Like an obliging mother, I allowed Z to join in the local playground’s soccer league.  The first night we had a “meeting”, the kids ended up having a little practice and I got out there (despite my heels and purse) and kept the kids in some semblance of order.  Since then, I have been the only adult to work with them every time we go out.  But, come game time, there is another adult actually telling them who belongs on and off of the field.  The first night, I didn’t realize why this was so.  Wednesday night, I discovered the truth!  While I’m working wth the kids, some person who works with the league apparently approaches the adults and asks a dad to be “coach” for the night.  Now, I don’t know where the tattoo which says “I can’t be a coach” seems to be located on my body (probably in the breast region, is my guess), so I’m going to stand up for all the little soccer playing girls in the nation and scream “I CAN BE A SOCCER COACH!”

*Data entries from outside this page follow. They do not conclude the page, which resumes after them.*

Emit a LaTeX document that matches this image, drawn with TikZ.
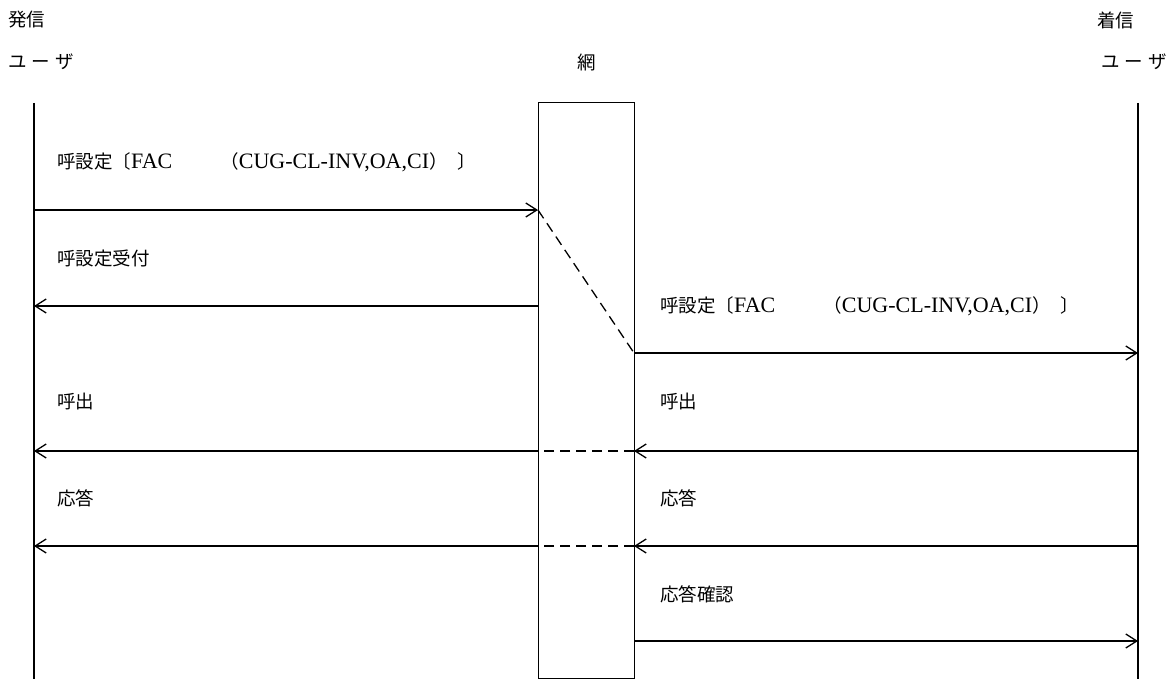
\documentclass[tikz,border=0pt]{standalone}
\usepackage{fontspec}
\setmainfont{Liberation Serif}
\newfontfamily\cjk{Noto Sans CJK JP}
\usetikzlibrary{arrows.meta}
\newcommand\latn[1]{{\rmfamily\fontsize{22}{22}\selectfont #1}}
\begin{document}
\begin{tikzpicture}[x=1pt,y=-1pt,
  ln/.style={line width=1.3pt},
  msg/.style={line width=1.3pt,-{Straight Barb[length=11pt,width=14pt,line width=1.3pt]}},
  dsh/.style={line width=1.3pt,dash pattern=on 10pt off 6pt},
  lbl/.style={anchor=west,inner sep=0pt,font=\cjk\fontsize{18.5}{18.5}\selectfont},
  hdr/.style={inner sep=0pt,font=\cjk\fontsize{18.5}{18.5}\selectfont}]
\useasboundingbox (0,0) rectangle (1176,679);
% headers
\node[hdr,anchor=west] (h1) at (8,20) {発信};
\node[hdr,anchor=west] (h2) at (8,62) {ユ\hspace{5pt}ー\hspace{5pt}ザ};
\node[hdr] (h3) at (587,62) {網};
\node[hdr,anchor=west] (h4) at (1097,20) {着信};
\node[hdr,anchor=east] (h5) at (1167,62) {ユ\hspace{5pt}ー\hspace{5pt}ザ};
% network box
\node[draw,line width=1.3pt,minimum width=96pt,minimum height=576pt,inner sep=0pt,anchor=north west] (net) at (538,102) {};
% lifelines
\coordinate (lt) at (34,103); \coordinate (lb) at (34,679);
\coordinate (rt) at (1138,103); \coordinate (rb) at (1138,679);
\draw[ln] (lt) -- (lb);
\draw[ln] (rt) -- (rb);
% message end points
\coordinate (a1) at (34,210);  \coordinate (b1) at (538,210);
\coordinate (a2) at (34,306);  \coordinate (b2) at (538,306);
\coordinate (c3) at (634,353); \coordinate (d3) at (1138,353);
\coordinate (a4) at (34,451);  \coordinate (b4) at (538,451);
\coordinate (c4) at (634,451); \coordinate (d4) at (1138,451);
\coordinate (a5) at (34,546);  \coordinate (b5) at (538,546);
\coordinate (c5) at (634,546); \coordinate (d5) at (1138,546);
\coordinate (c6) at (634,641); \coordinate (d6) at (1138,641);
% messages
\draw[msg] (a1) -- (b1);
\draw[dsh] (b1) -- (c3);
\draw[msg] (b2) -- (a2);
\draw[msg] (c3) -- (d3);
\draw[msg] (d4) -- (c4);
\draw[dsh] (c4) -- (b4);
\draw[msg] (b4) -- (a4);
\draw[msg] (d5) -- (c5);
\draw[dsh] (c5) -- (b5);
\draw[msg] (b5) -- (a5);
\draw[msg] (c6) -- (d6);
% labels
\node[lbl] (t1) at (57,162) {呼設定〔\latn{FAC}\hspace{48pt}（\latn{CUG-CL-INV,OA,CI}）\hspace{10pt}〕};
\node[lbl] (t2) at (57,258) {呼設定受付};
\node[lbl] (t3) at (660,306) {呼設定〔\latn{FAC}\hspace{48pt}（\latn{CUG-CL-INV,OA,CI}）\hspace{10pt}〕};
\node[lbl] (t4) at (57,402) {呼出};
\node[lbl] (t5) at (660,402) {呼出};
\node[lbl] (t6) at (57,498) {応答};
\node[lbl] (t7) at (660,498) {応答};
\node[lbl] (t8) at (660,594) {応答確認};
\end{tikzpicture}
\end{document}
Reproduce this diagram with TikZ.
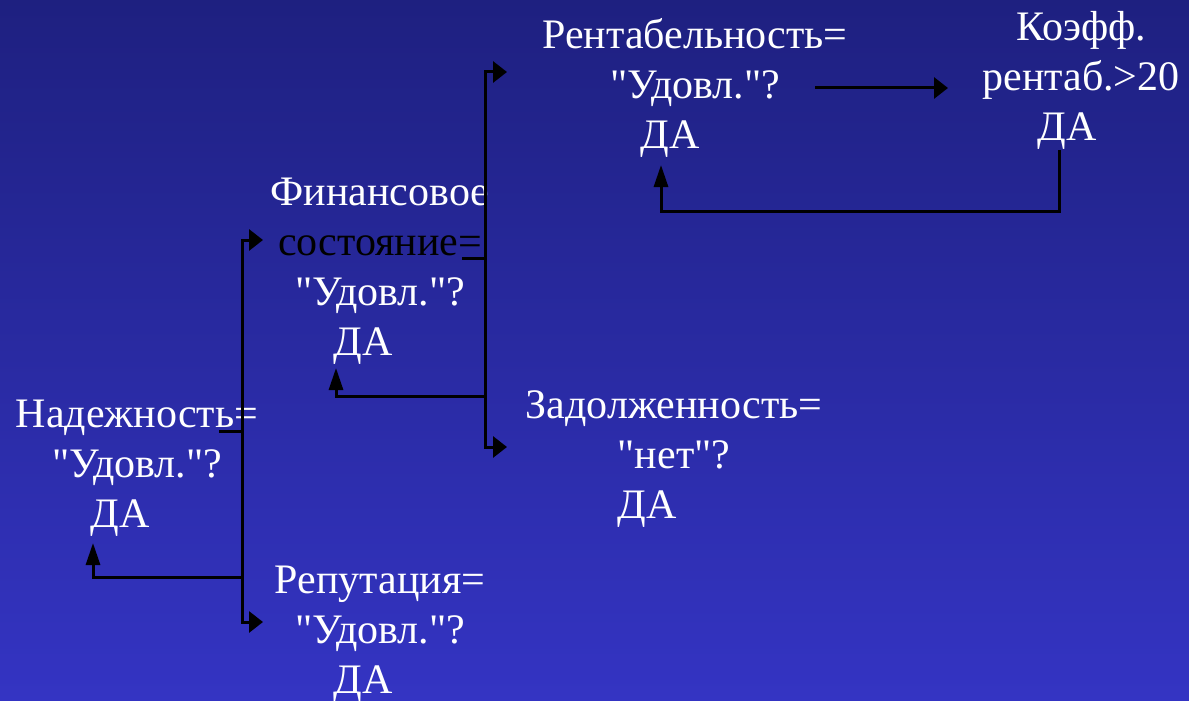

So, during lunch today, I drove to the nearby Sports Authority and purchased a brand new soccer ball, small sports duffle bag and a “Coach Kit” complete with 6 field markers, dry erase board with a soccer field drawn on it, ball pump and… here’s the best part… a whistle.  Now, I can truly rule the soccer world!

Thanks, Jeff, for the advice for practice.  I’ll let you know how it goes.